%%

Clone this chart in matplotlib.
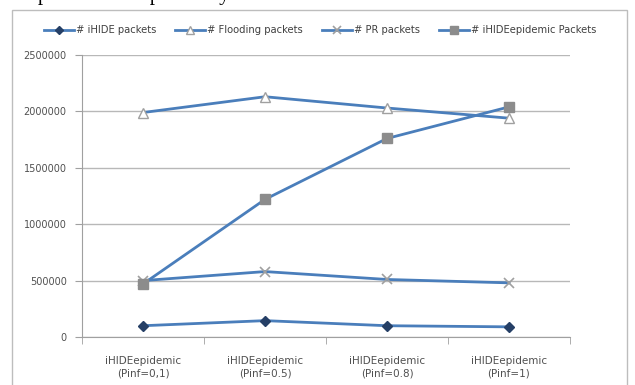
import matplotlib
matplotlib.use("Agg")
import matplotlib.pyplot as plt
from matplotlib.patches import Rectangle

categories = ["iHIDEepidemic\n(Pinf=0,1)", "iHIDEepidemic\n(Pinf=0.5)",
              "iHIDEepidemic\n(Pinf=0.8)", "iHIDEepidemic\n(Pinf=1)"]
ihide = [100000, 145000, 100000, 90000]
flooding = [1990000, 2130000, 2030000, 1940000]
pr = [500000, 580000, 510000, 480000]
ihide_epi = [470000, 1220000, 1760000, 2040000]
yticks = [0, 500000, 1000000, 1500000, 2000000, 2500000]

W, H = 635, 385
fig = plt.figure(figsize=(W / 100, H / 100), dpi=100)
fig.patch.set_facecolor("white")

# outer chart frame
fig.patches.append(Rectangle((12 / W, -0.01), 615 / W, (H - 10) / H + 0.01,
                             transform=fig.transFigure, fill=False,
                             edgecolor="#bdbdbd", linewidth=1.0))
# clipped document text above the chart (only its lower part is visible)
fig.text(38 / W, 1.011, "panda was captured by the hunter.", family="Liberation Serif",
         fontsize=15, va="center", ha="left", color="black")

ax = fig.add_axes([82 / W, 1 - 337 / H, (570 - 82) / W, (337 - 55) / H])
x = list(range(len(categories)))
blue = "#4a7ebb"

ax.plot(x, ihide, color=blue, lw=2, marker="D", ms=5, mfc="#253f66", mec="#253f66",
        label="# iHIDE packets")
ax.plot(x, flooding, color=blue, lw=2, marker="^", ms=7, mfc="white", mec="#a0a0a0",
        label="# Flooding packets")
ax.plot(x, pr, color=blue, lw=2, marker="x", ms=7, mec="#a0a0a0", mew=1.2,
        label="# PR packets")
ax.plot(x, ihide_epi, color=blue, lw=2, marker="s", ms=6.5, mfc="#8c8c8c", mec="#8c8c8c",
        label="# iHIDEepidemic Packets")

ax.set_xlim(-0.5, len(categories) - 0.5)
ax.set_ylim(0, 2500000)
ax.set_yticks(yticks)
ax.set_yticklabels([str(v) for v in yticks])
ax.set_xticks(x)
ax.set_xticklabels(categories)
ax.set_xticks([i - 0.5 for i in range(len(categories) + 1)], minor=True)
ax.tick_params(axis="x", which="major", length=0, pad=14, labelsize=7.5, labelcolor="#505050")
ax.tick_params(axis="x", which="minor", length=5, color="#a0a0a0")
ax.tick_params(axis="y", length=5, color="#a0a0a0", labelsize=7, labelcolor="#505050", pad=6)
ax.grid(axis="y", color="#b8b8b8", lw=1)
ax.set_axisbelow(True)
for s in ["top", "right"]:
    ax.spines[s].set_visible(False)
for s in ["left", "bottom"]:
    ax.spines[s].set_color("#a0a0a0")

leg = fig.legend(loc="center", bbox_to_anchor=(320 / W, 1 - 30 / H), ncol=4, frameon=False,
                 fontsize=7.2, handlelength=3.0, columnspacing=1.9, handletextpad=0.2,
                 markerscale=0.8)
for t in leg.get_texts():
    t.set_color("#404040")

fig.savefig("out.png", dpi=100)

%%

Exercise
Extract the lines exactly, please: the first line of the listing, the line with "from matplotlib.patches import Rectangle", and every line between them, but no pictures.

Exercise solution
Clone this chart in matplotlib.
import matplotlib
matplotlib.use("Agg")
import matplotlib.pyplot as plt
from matplotlib.patches import Rectangle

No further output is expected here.